You must have data administrator or higher privileges to add a data source. Ensure that you have the correct permissions before continuing.

Procedure

  1. From the menu, select Data.
  2. Select Add Data Source.
  3. Choose Hadoop Cluster as the data source type.

  4. Specify the following data source attributes:
    Data Source Name Set a user-facing name for the data source. This should be something meaningful for your team (for example, "Dev_CDH5_cluster").
    Description Enter a description for your data source.
    Hadoop Version Select the Hadoop distribution that matches your data source.
    Use High Availability Check this box to enable High Availability for the Hadoop cluster.
    Disable Kerberos Impersonation If this box is selected and you have Kerberos enabled on your data source, then the workflow uses the user account configured as the Hadoop Credentials here.

    If this box is cleared, the workflow uses the user account of the person running the workflow.

    If you do not have Kerberos enabled on your data source, you do not need to select this box. All workflows run using the account configured as the Hadoop Credentials.

    NameNode Host Enter a single active NameNode to start. Instructions for enabling High Availability are in Step 10.

    To verify the NameNode is active, check the web interface. (The default is http://namenodehost.localhost:50070/)

    NameNode Port Enter the port that your NameNode uses. The default port is 8020.
    Job Tracker/Resource Manager Host For MapReduce v1, specify the job tracker. For YARN, specify the resource manager host.
    Job Tracker/Resource Manager Port Common ports are 8021, 9001, 8012, or 8032.
    Workspace Visibility There are two options here:
    • Public - Visible and available to all workspaces.
    • Limited - Visible and available only to workspaces they are associated with.

    To learn more about associating a data source to a workspace, see Data Visibility.

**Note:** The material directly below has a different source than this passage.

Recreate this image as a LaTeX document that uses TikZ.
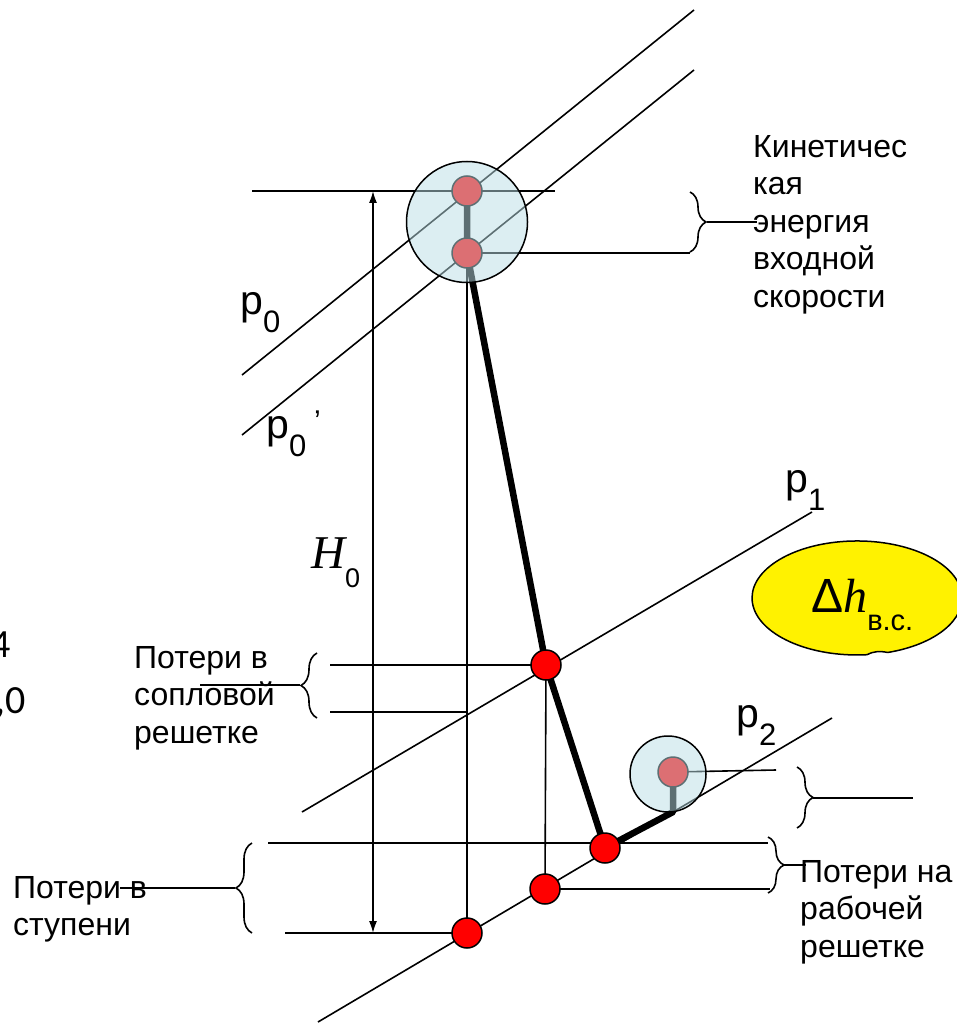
\documentclass[tikz,border=0pt]{standalone}
\usepackage{fontspec}
\setmainfont{Liberation Sans}
\newfontfamily\serifit{Liberation Serif}
\newfontfamily\digitfont{Carlito}
\usetikzlibrary{arrows.meta, decorations.pathreplacing, positioning}
\definecolor{lensblue}{RGB}{186,222,230}
\newcommand{\pname}[1]{{\fontsize{41}{41}\selectfont p}\raisebox{-18pt}{\fontsize{31}{31}\selectfont #1}}

\begin{document}
\begin{tikzpicture}[
    x=1pt, y=-1pt,
    thinline/.style={line width=1.6pt},
    process/.style={line width=6.5pt, line join=round},
    state/.style={circle, draw, line width=1.5pt, fill=red, minimum size=30pt, inner sep=0pt},
    lens/.style={circle, draw=black, line width=1.5pt, fill=lensblue, fill opacity=0.5, inner sep=0pt},
    legend/.style={font=\fontsize{32}{37.5}\selectfont, align=left, anchor=north west, inner sep=0pt},
    bracket/.style={decorate, decoration={brace, amplitude=16pt}, line width=1.6pt}
]
    \useasboundingbox (0,0) rectangle (957,1024);

    % State points
    \coordinate (s0) at (467,191);
    \coordinate (s0p) at (467,253);
    \coordinate (s1) at (546,665);
    \coordinate (s2) at (605,848);
    \coordinate (s2t) at (545,889);
    \coordinate (s2s) at (467,933);
    \coordinate (sb) at (673,812);
    \coordinate (sc) at (673,772);

    % Isobars
    \coordinate (a0) at (242,375);  \coordinate (b0) at (694,10);
    \coordinate (a0p) at (242,435); \coordinate (b0p) at (694,70);
    \coordinate (a1) at (302,812);  \coordinate (b1) at (812,512);
    \coordinate (a2) at (318,1022); \coordinate (b2) at (832,718);
    \draw[thinline] (a0) -- (b0);
    \draw[thinline] (a0p) -- (b0p);
    \draw[thinline] (a1) -- (b1);
    \draw[thinline] (a2) -- (b2);

    % Levels
    \coordinate (h0l) at (252,191);  \coordinate (h0r) at (555,191);
    \coordinate (h0pr) at (690,253);
    \coordinate (h1l) at (330,665);
    \coordinate (h1tl) at (330,712); \coordinate (h1tr) at (467,712);
    \coordinate (h2l) at (268,843);  \coordinate (h2r) at (768,843);
    \coordinate (h2tr) at (770,889);
    \coordinate (h2sl) at (285,933);
    \coordinate (hcr) at (776,770);
    \draw[thinline] (h0l) -- (h0r);
    \draw[thinline] (s0p) -- (h0pr);
    \draw[thinline] (h1l) -- (s1);
    \draw[thinline] (h1tl) -- (h1tr);
    \draw[thinline] (h2l) -- (h2r);
    \draw[thinline] (s2t) -- (h2tr);
    \draw[thinline] (h2sl) -- (s2s);
    \draw[thinline] (sc) -- (hcr);
    \draw[thinline] (s0p) -- (s2s);
    \draw[thinline] (s1) -- (s2t);

    % H0
    \coordinate (ht) at (373,191);
    \coordinate (hb) at (373,933);
    \draw[thinline, {Latex[length=12pt,width=8pt]}-{Latex[length=12pt,width=8pt]}] (ht) -- (hb);

    % Expansion line
    \draw[process] (s0) -- (s0p) -- (s1) -- (s2) -- (sb) -- (sc);

    % Points
    \node[state] (d0) at (s0) {};
    \node[state] (d0p) at (s0p) {};
    \node[state] (d1) at (s1) {};
    \node[state] (d2) at (s2) {};
    \node[state] (d2t) at (s2t) {};
    \node[state] (d2s) at (s2s) {};
    \node[state] (dc) at (sc) {};

    % Velocity circles
    \node[lens, minimum size=121pt] (inlet) at (467,222) {};
    \node[lens, minimum size=76pt] (outlet) at (668,774) {};

    % Braces
    \draw[bracket] (690,192) -- (690,252);
    \draw[bracket] (317,718) -- (317,653);
    \draw[bracket] (252,933) -- (252,843);
    \draw[bracket] (768,837) -- (768,893);
    \draw[bracket] (797,767) -- (797,828);
    \coordinate (tk) at (707,222);   \coordinate (ek) at (757,222);
    \coordinate (tn) at (300,685);   \coordinate (en) at (200,685);
    \coordinate (ts) at (235,888);   \coordinate (es) at (120,888);
    \coordinate (tr) at (784,865);   \coordinate (er) at (806,865);
    \coordinate (tc) at (813,798);   \coordinate (ec) at (913,798);
    \draw[thinline] (tk) -- (ek);
    \draw[thinline] (tn) -- (en);
    \draw[thinline] (ts) -- (es);
    \draw[thinline] (tr) -- (er);
    \draw[thinline] (tc) -- (ec);

    % Labels
    \node[legend] (kin) at (753,135) {Кинетичес\\кая\\энергия\\входной\\скорости};
    \node[legend] (nozzle) at (134,646) {Потери в\\сопловой\\решетке};
    \node[legend] (stage) at (13,876) {Потери в\\ступени};
    \node[legend] (rotor) at (800,860) {Потери на\\рабочей\\решетке};

    \node[anchor=base west, inner sep=0pt] (lp0) at (240,314) {\pname{0}};
    \node[anchor=base west, inner sep=0pt] (lp0p) at (266,438) {\pname{0}};
    \node[anchor=base west, inner sep=0pt, font=\fontsize{30}{30}\selectfont] (prime) at (314,431) {’};
    \node[anchor=base west, inner sep=0pt] (lp1) at (785,492) {\pname{1}};
    \node[anchor=base west, inner sep=0pt] (lp2) at (736,727) {\pname{2}};
    \node[anchor=base west, inner sep=0pt] (lH) at (311,568)
        {{\fontsize{47}{47}\selectfont\serifit\itshape H}\raisebox{-19pt}{\fontsize{27}{27}\selectfont 0}};

    % Exit loss callout
    \draw[line width=1.5pt, fill=yellow] (867.1,654.7)
        arc[start angle=84.5, end angle=433, x radius=105, y radius=57]
        .. controls (880,651) and (874,651) .. (867.1,654.7) -- cycle;
    \node[anchor=base west, inner sep=0pt] (ldh) at (811,612)
        {{\fontsize{48}{48}\selectfont Δ{\serifit\itshape h}}\raisebox{-18pt}{\fontsize{29}{29}\selectfont в.с.}};

    % Cut-off numbers
    \node[anchor=base east, inner sep=0pt, font=\digitfont\fontsize{40}{40}\selectfont] (n4) at (11,657) {4};
    \node[anchor=base east, inner sep=0pt, font=\digitfont\fontsize{40}{40}\selectfont] (n0) at (26,713) {,0};
\end{tikzpicture}
\end{document}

    Hadoop Credentials Specify the user or service to use to run MapReduce jobs. This user must be able to run MapReduce jobs from the command line.
    Group List Enter the group to which the Hadoop account belongs.
  5. For further configuration, choose Configure Connection Parameters.
  6. Specify key-value pairs for YARN on the Team Studio server. Selecting Load Configuration from Resource Manager attempts to populate configuration values automatically.
    • yarn.resourcemanager.scheduler.address
    • yarn.app.mapreduce.am.staging-dir


    Note: Be sure the directory specified above in the staging-dir variable is writable by the Team Studio user. Spark jobs produce errors if the user cannot write to this directory.
    Required if different from default:
    • yarn.application.classpath
      • The yarn.application.classpath does not need to be updated if the Hadoop cluster is installed in a default location.
      • If the Hadoop cluster is installed in a non-default location, and the yarn.application.classpath has a value different from the default, the YARN job might fail with a "cannot find the class AppMaster" error. In this case, check the yarn-site.xml file in the cluster configuration folder. Configure these key:value pairs in the UI using the Configure Connection Parameters option.
    • yarn.app.mapreduce.job.client.port-range
      • This describes a range of ports to which the application can bind. This is useful if operating under a restrictive firewall that needs to allow specific ports.
    Recommended:
    • mapreduce.jobhistory.address = FQDN:10020
      Caution: Operators that use Pig for processing do not show the correct row count in output if mapreduce.jobhistory.address is not configured correctly. For more information, see Pig operators do not show row count output correctly. .
    • yarn.resourcemanager.hostname = FQDN
    • yarn.resourcemanager.address = FQDN
    • yarn.resourcemanager.scheduler.address = FQDN:8030
    • yarn.resourcemanager.resource-tracker.address = FQDN:8031
    • yarn.resourcemanager.admin.address = FQDN:8033
    • yarn.resourcemanager.webapp.address = FQDN:8088
    • mapreduce.jobhistory.webapp.address = FQDN:19888
  7. Save the configuration.
    Note: Additional configuration might be needed for different Hadoop distributions.

    To connect to a Cloudera (CDH) cluster, follow the instructions above.

    To connect to MIT KDC Kerberized clusters:

    To connect to a MapR cluster:

    To connect to a PHD cluster:

    To connect to a YARN Enabled cluster:

    If you do not have all of these parameters yet, you can save your data source as "Incomplete" while working on it. For more information, see Data Source States.

  8. To perform a series of automated tests on the data source, click Test Connection.

  9. Click Save Configuration to confirm the changes.
  10. When the connectivity to the active NameNode is established above, set up NameNode High Availability (HA) if enabled.

    Required:

    • dfs.ha.namenodes.nameservice1
    • dfs.namenode.rpc-address.nameservice1.namenode<id> (required for each namenode id)
    • dfs.nameservices
    • dfs.client.failover.proxy.provider.nameservice1
    Recommended:
    • ha.zookeeper.quorum
    Note: Support for Resource Manager HA is available.

    To configure this, add failover_resource_manager_hosts to the advanced connection parameters and list the available Resource Managers.

    If one of the active Resource Managers fails during a job running, you must re-run the job, but you no longer must reconfigure the data source that failed. If one of the active Resource Managers fails while a job is not running, you do not need to do anything. Team Studio uses another available Resource Manager instead.